LAOLA1: Nun steht erst die Europa-League-Gruppenphase vor der Tür. Sie haben einen großen, starken Kader. Wird mit Beginn dieser Phase auch vermehrt rotiert?

Schmidt: Es wird sich automatisch ergeben und wird von Spiel zu Spiel entschieden. Einen Plan gibt es dafür nicht. Ziel ist es, die bestmögliche Formation aufs Feld zu schicken. Das kann auch bedeuten, dass ein müder Spieler durch einen frischen ersetzt wird. Aber es ist keine Selbstverständlichkeit, dass elf Spieler, die am Donnerstag nicht gespielt haben, danach spielen.

LAOLA1: Der Aufstieg ist das Ziel. Was erwarten Sie unabhängig davon?

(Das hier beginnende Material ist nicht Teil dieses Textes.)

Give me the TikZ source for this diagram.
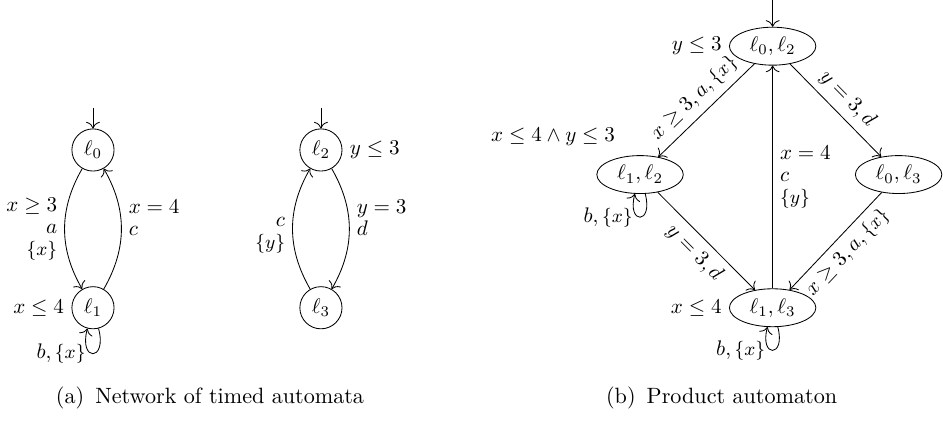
\documentclass[tikz,border=0pt]{standalone}
\usetikzlibrary{shapes,arrows.meta,positioning,calc}
\newcommand{\rst}[1]{\mbox{\small$\{#1\}$}}

\begin{document}
\begin{tikzpicture}[
    loc/.style={circle, draw, inner sep=1pt, minimum size=20pt},
    ploc/.style={ellipse, draw, inner sep=1pt, minimum width=41pt, minimum height=18pt},
    trans/.style={-{To[length=1.1mm]}},
    lbl/.style={font=\linespread{0.88}\selectfont},
    capt/.style={font=\fontsize{10.5}{12}\selectfont}]

    \useasboundingbox (0,0) rectangle (15.72,7.03);

    % Network: first automaton
    \node[loc] (l0) at (1.55,4.53) {$\ell_0$};
    \node[loc, label={left:$x \leq 4$}] (l1) at (1.55,1.9) {$\ell_1$};
    \coordinate (s0) at (1.55,5.23);
    \draw[trans] (s0) -- (l0);
    \draw[trans] (l0) to[bend right=30] node[lbl, left, align=right] {$x \geq 3$\\ $a$\\ \rst{x}} (l1);
    \draw[trans] (l1) to[bend right=30] node[lbl, right, align=left] {$x = 4$\\ $c$\\ ~} (l0);
    \draw[trans] (l1) to[loop below] node[left] {$b, \rst{x}$} (l1);

    % Network: second automaton
    \node[loc, label={right:$y \leq 3$}] (l2) at (5.35,4.53) {$\ell_2$};
    \node[loc] (l3) at (5.35,1.9) {$\ell_3$};
    \coordinate (s2) at (5.35,5.23);
    \draw[trans] (s2) -- (l2);
    \draw[trans] (l2) to[bend left=30] node[lbl, right, align=left] {$y = 3$\\ $d$\\ ~} (l3);
    \draw[trans] (l3) to[bend left=30] node[lbl, left, align=right] {~\\ $c$\\ \rst{y}} (l2);

    % Product automaton
    \node[ploc, label={left:$y \leq 3$}] (l02) at (12.88,6.26) {$\ell_0, \ell_2$};
    \node[ploc] (l12) at (10.67,4.12) {$\ell_1, \ell_2$};
    \node[ploc] (l03) at (14.98,4.12) {$\ell_0, \ell_3$};
    \node[ploc, label={left:$x \leq 4$}] (l13) at (12.88,1.9) {$\ell_1, \ell_3$};
    \node (i12) at (9.22,4.75) {$x \leq 4 \wedge y \leq 3$};
    \coordinate (s02) at (12.88,7.03);

    \draw[trans] (s02) -- (l02);
    \draw[trans] (l02) -- node[above, sloped] {$x \geq 3, a, \rst{x}$} (l12);
    \draw[trans] (l02) -- node[above, sloped] {$y = 3, d$} (l03);
    \draw[trans] (l12) -- node[below, sloped] {$y = 3, d$} (l13);
    \draw[trans] (l03) -- node[below, sloped] {$x \geq 3, a, \rst{x}$} (l13);
    \draw[trans] (l13) -- node[lbl, right, align=left] {$x = 4$\\ $c$\\ \rst{y}} (l02);
    \draw[trans] (l12) to[loop below] node[left] {$b, \rst{x}$} (l12);
    \draw[trans] (l13) to[loop below] node[left] {$b, \rst{x}$} (l13);

    % Captions
    \node[capt] (capa) at (3.5,0.4) {(a)\enspace Network of timed automata};
    \node[capt] (capb) at (12.03,0.4) {(b)\enspace Product automaton};
\end{tikzpicture}
\end{document}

Schmidt: Einen guten Fußball. Einfach dass die Mannschaft mit viel Überzeugung und Mut ihr Spiel durchzieht, dann sind wir alle guter Dinge, dass wir erfolgreich sein werden. Wir haben gesehen, dass wir gegen internationale Gegner dominant auftreten können.

LAOLA1: Wie realistisch ist der Gruppensieg?

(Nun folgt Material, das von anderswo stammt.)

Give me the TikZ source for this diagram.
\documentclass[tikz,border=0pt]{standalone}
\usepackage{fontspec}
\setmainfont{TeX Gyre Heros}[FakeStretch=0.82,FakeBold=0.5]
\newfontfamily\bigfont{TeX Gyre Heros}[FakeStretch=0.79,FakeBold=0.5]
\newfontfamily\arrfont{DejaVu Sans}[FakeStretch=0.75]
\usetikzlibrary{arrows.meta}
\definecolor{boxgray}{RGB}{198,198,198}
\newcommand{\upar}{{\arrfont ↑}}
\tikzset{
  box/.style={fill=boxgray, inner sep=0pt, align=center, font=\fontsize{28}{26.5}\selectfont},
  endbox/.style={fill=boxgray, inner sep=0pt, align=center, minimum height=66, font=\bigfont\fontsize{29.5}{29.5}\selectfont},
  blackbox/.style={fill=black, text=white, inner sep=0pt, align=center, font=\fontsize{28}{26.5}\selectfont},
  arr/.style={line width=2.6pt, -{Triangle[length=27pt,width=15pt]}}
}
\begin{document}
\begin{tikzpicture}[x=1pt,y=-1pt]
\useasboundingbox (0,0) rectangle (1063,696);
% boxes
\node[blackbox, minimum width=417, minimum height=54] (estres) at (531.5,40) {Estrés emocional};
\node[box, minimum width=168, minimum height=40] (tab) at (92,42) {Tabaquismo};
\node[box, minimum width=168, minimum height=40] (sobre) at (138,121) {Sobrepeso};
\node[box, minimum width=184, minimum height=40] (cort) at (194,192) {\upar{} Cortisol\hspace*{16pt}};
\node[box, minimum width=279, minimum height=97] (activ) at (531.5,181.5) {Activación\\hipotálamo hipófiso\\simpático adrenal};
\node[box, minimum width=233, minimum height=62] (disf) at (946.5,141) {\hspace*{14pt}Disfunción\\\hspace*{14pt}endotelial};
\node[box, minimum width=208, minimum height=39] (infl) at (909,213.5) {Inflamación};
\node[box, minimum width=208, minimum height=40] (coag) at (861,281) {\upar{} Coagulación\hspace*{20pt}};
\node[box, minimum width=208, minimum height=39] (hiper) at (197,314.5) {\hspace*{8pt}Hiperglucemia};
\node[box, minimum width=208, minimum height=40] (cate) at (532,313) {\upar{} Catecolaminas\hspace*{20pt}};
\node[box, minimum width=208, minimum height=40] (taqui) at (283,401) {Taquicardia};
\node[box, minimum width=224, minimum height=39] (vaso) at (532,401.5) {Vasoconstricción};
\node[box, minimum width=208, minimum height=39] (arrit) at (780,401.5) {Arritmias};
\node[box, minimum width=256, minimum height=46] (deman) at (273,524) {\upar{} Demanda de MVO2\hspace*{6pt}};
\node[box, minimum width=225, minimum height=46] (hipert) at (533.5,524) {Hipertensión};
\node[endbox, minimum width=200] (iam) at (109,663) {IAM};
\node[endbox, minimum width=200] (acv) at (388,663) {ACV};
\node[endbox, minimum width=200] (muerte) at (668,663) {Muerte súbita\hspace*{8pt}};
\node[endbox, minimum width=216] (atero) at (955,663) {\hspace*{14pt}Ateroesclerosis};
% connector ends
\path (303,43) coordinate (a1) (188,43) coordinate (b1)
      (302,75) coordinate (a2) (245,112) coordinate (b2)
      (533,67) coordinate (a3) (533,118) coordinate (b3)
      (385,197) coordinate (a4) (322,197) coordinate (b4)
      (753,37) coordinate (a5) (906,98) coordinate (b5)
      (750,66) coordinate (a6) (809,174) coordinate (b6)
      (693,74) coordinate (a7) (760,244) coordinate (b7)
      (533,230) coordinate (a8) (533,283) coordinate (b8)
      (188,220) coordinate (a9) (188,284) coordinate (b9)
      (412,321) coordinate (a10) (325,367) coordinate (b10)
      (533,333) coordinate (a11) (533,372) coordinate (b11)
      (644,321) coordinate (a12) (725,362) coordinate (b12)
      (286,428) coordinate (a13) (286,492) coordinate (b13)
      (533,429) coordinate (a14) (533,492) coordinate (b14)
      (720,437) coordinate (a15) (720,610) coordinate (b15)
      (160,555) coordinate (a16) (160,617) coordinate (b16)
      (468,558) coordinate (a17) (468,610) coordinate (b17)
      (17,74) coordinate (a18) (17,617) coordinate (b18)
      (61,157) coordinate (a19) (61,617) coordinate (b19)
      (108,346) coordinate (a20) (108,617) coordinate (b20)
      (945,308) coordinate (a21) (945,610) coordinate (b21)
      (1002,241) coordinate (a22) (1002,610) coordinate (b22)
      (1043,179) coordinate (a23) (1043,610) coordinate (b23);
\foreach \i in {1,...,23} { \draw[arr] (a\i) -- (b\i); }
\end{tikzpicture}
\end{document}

Schmidt: (grinst) Das ist ja ein Spiel der Medien, die Ansprüche von Red Bull Salzburg so hoch zu schrauben, dass man überhaupt nicht mehr positiv überraschen kann. Das ist jetzt nicht anders, ich habe ja sogar schon gelesen, dass der Gruppensieg Pflicht ist. Das ist schon ein Automatismus, dass nur das maximal Erreichbare für Red Bull das Ziel sein darf. Und wenn es erreicht ist, haben sie es ja nur erreicht, weil sie viel Geld haben. Aber auf das Spiel lasse ich mich nicht ein.

LAOLA1: Ist Besserung in Sicht?

Schmidt: Es wandelt sich schon ein bisschen, die Art und Weise unseres Fußballs wird mittlerweile geschätzt wird. Ich denke, dass wir auch die Kritiker von Red Bull Salzburg überzeugen können, dass wir auf einem guten Weg sind.